- _STATED TASK_:
Using the records below, copy exactly the part that opens with the line holding "Generate a Python" and closes with the line holding "ax = fig.add_axes([137", minus the pictures.
>> Start THE RECORDS
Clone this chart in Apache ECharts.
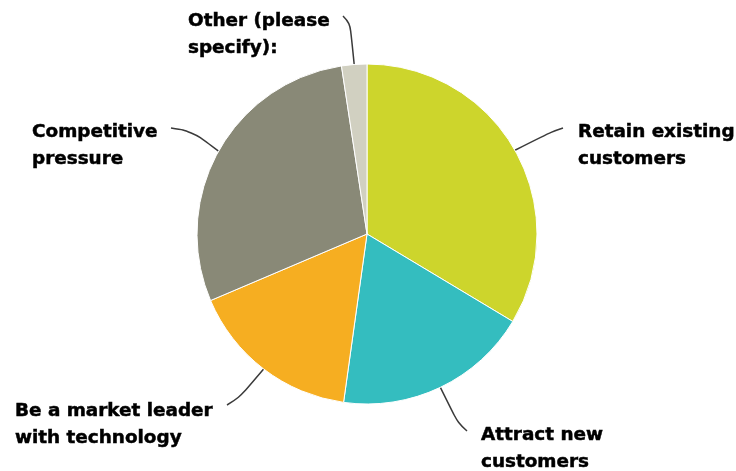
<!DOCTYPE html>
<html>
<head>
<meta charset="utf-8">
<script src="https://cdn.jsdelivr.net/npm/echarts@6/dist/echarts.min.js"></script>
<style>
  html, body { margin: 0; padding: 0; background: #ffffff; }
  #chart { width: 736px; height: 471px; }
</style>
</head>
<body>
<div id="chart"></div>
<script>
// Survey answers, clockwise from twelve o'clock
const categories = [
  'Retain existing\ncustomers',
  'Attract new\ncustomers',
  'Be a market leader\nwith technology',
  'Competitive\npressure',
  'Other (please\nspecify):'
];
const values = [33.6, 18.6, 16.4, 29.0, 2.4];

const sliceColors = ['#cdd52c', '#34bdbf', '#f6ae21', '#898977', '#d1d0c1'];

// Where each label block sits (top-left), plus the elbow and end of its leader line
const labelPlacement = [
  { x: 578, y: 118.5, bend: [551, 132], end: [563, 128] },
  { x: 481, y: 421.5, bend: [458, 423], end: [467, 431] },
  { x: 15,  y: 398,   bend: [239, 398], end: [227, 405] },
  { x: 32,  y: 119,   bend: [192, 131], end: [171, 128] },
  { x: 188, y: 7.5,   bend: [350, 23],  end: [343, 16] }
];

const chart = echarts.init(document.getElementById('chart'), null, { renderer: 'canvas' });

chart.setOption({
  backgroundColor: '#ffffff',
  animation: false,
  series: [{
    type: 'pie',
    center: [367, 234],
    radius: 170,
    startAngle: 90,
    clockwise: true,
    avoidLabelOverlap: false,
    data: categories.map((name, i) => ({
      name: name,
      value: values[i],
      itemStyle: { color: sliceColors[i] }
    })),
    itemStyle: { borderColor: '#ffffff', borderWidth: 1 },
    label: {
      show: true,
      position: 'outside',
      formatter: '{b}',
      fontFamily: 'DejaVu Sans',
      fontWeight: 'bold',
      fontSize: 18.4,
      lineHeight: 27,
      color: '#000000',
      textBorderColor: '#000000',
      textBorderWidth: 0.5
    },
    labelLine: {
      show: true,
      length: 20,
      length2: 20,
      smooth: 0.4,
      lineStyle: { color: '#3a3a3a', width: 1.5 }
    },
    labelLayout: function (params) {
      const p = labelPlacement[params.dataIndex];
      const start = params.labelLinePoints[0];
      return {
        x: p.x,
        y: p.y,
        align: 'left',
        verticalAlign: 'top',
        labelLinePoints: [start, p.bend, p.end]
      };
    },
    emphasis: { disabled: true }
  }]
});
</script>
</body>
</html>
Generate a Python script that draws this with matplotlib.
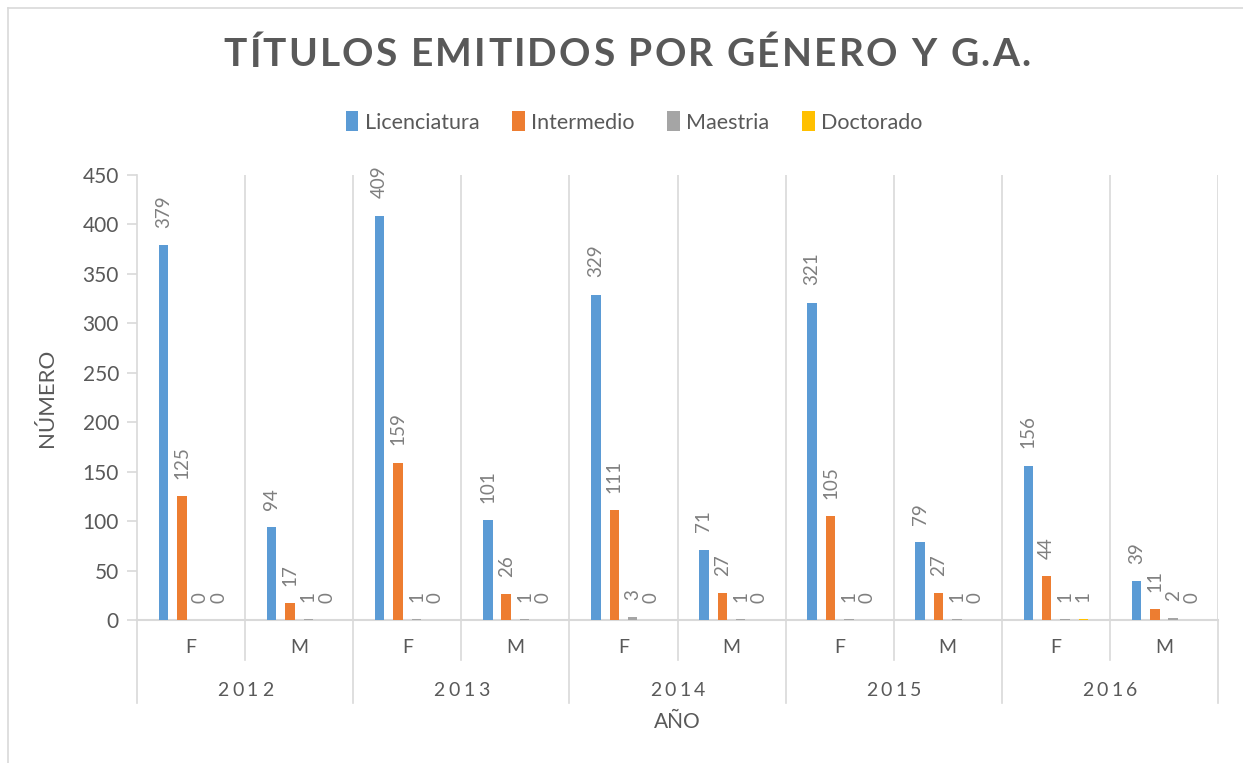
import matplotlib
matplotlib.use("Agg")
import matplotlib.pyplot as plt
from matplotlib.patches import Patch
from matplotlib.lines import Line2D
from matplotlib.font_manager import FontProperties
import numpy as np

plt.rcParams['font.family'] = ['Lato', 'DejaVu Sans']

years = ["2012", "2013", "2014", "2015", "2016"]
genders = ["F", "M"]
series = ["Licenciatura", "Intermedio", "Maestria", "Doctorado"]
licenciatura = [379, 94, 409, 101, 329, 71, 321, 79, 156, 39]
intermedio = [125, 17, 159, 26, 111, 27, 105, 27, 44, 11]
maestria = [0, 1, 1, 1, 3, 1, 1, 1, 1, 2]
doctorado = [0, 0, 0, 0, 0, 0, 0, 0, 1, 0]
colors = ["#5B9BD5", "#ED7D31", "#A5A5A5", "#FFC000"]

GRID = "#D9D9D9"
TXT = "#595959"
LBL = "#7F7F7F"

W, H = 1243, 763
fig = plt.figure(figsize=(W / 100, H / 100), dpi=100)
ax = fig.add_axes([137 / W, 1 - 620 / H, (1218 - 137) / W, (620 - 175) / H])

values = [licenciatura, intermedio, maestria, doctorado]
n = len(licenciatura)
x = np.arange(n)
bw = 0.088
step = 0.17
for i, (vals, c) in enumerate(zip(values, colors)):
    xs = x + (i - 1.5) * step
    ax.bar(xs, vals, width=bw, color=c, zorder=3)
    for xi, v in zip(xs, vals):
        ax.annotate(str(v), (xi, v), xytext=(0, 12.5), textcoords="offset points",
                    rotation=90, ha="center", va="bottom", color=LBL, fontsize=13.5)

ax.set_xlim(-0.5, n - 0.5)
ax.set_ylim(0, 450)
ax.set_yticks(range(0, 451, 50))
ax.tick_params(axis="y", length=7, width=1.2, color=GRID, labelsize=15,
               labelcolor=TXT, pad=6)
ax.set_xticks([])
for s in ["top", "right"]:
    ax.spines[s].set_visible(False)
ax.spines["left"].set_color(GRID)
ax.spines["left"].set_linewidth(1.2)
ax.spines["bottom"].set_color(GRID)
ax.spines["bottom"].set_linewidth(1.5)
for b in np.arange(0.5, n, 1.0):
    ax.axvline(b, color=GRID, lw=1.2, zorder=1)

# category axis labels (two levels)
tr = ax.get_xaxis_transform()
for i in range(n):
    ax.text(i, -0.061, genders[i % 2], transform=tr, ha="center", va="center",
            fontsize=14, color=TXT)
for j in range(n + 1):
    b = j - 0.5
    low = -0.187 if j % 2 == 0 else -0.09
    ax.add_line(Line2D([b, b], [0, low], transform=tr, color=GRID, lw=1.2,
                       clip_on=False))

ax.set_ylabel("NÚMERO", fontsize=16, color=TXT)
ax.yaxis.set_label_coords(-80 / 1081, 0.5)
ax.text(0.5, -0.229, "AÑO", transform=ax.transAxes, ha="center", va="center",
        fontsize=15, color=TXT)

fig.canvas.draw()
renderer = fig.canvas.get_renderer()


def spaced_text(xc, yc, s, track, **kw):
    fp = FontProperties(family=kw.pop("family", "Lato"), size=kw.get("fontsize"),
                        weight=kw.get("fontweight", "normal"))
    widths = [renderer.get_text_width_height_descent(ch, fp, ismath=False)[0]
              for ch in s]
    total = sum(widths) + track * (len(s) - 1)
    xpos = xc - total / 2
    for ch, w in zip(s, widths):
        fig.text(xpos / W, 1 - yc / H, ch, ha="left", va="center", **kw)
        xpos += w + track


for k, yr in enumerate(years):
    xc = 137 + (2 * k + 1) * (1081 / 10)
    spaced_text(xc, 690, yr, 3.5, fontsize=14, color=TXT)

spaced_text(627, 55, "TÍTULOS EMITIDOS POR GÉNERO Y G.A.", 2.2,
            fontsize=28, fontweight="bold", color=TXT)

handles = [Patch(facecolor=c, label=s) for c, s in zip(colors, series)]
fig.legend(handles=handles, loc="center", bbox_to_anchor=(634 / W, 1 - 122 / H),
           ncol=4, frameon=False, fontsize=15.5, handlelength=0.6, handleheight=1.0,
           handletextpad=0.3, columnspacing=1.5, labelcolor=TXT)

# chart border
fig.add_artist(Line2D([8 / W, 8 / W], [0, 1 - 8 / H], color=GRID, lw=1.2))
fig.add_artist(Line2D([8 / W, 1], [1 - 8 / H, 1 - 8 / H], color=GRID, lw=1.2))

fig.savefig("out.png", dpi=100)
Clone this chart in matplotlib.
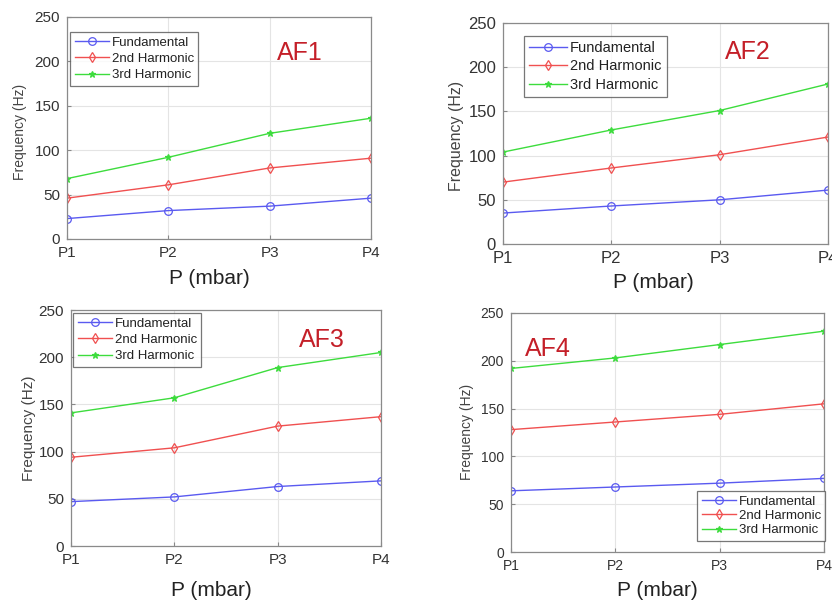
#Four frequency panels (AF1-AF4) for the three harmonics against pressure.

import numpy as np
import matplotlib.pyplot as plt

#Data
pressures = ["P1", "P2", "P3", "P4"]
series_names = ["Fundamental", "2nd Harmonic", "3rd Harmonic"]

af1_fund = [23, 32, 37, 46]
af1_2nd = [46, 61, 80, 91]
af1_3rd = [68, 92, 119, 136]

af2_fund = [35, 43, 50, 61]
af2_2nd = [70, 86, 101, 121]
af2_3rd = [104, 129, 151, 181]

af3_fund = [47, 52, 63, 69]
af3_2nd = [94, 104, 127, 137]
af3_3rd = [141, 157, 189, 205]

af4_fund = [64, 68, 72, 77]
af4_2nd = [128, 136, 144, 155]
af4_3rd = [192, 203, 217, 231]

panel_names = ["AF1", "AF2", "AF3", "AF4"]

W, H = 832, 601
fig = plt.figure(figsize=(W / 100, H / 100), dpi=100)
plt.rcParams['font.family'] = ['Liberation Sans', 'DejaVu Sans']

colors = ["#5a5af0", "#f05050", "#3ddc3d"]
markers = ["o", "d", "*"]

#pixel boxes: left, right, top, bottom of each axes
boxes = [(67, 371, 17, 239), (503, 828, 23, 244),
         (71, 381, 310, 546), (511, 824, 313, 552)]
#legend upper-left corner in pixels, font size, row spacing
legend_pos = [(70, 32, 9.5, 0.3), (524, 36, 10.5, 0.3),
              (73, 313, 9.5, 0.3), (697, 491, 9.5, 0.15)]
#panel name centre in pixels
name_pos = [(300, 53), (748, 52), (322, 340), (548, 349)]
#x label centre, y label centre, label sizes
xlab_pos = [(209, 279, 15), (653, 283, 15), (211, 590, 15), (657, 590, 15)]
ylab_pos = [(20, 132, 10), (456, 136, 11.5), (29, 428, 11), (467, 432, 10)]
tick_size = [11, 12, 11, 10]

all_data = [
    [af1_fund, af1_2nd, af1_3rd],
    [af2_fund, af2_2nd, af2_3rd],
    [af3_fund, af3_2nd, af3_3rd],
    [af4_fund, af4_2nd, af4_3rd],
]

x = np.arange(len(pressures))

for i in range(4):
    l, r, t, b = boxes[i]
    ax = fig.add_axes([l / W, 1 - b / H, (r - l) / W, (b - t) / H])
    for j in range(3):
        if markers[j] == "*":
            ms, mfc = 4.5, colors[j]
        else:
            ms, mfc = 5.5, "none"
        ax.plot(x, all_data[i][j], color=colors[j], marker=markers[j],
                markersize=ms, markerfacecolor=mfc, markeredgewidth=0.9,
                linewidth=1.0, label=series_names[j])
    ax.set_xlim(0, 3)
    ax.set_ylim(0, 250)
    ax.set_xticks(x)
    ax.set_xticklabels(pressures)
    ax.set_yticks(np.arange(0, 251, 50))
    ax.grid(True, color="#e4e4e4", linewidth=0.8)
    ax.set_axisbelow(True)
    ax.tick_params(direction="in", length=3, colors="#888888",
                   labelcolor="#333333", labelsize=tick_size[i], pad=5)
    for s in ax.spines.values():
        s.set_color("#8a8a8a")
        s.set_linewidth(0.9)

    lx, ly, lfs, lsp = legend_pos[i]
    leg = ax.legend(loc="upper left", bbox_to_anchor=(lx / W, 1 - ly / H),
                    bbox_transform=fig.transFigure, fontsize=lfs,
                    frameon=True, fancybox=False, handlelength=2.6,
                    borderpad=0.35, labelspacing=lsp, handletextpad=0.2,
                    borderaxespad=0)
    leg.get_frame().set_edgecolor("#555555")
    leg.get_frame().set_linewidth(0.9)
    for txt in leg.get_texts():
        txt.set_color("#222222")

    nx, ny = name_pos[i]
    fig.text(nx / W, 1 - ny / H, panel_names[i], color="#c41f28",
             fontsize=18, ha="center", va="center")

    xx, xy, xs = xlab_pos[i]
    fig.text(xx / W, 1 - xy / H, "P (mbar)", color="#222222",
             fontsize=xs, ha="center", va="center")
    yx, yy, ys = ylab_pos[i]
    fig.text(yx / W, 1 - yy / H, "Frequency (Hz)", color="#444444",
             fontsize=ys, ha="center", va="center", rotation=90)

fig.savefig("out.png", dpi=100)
>> End THE RECORDS
- _FINAL ANSWER_:
Generate a Python script that draws this with matplotlib.
import matplotlib
matplotlib.use("Agg")
import matplotlib.pyplot as plt
from matplotlib.patches import Patch
from matplotlib.lines import Line2D
from matplotlib.font_manager import FontProperties
import numpy as np

plt.rcParams['font.family'] = ['Lato', 'DejaVu Sans']

years = ["2012", "2013", "2014", "2015", "2016"]
genders = ["F", "M"]
series = ["Licenciatura", "Intermedio", "Maestria", "Doctorado"]
licenciatura = [379, 94, 409, 101, 329, 71, 321, 79, 156, 39]
intermedio = [125, 17, 159, 26, 111, 27, 105, 27, 44, 11]
maestria = [0, 1, 1, 1, 3, 1, 1, 1, 1, 2]
doctorado = [0, 0, 0, 0, 0, 0, 0, 0, 1, 0]
colors = ["#5B9BD5", "#ED7D31", "#A5A5A5", "#FFC000"]

GRID = "#D9D9D9"
TXT = "#595959"
LBL = "#7F7F7F"

W, H = 1243, 763
fig = plt.figure(figsize=(W / 100, H / 100), dpi=100)
ax = fig.add_axes([137 / W, 1 - 620 / H, (1218 - 137) / W, (620 - 175) / H])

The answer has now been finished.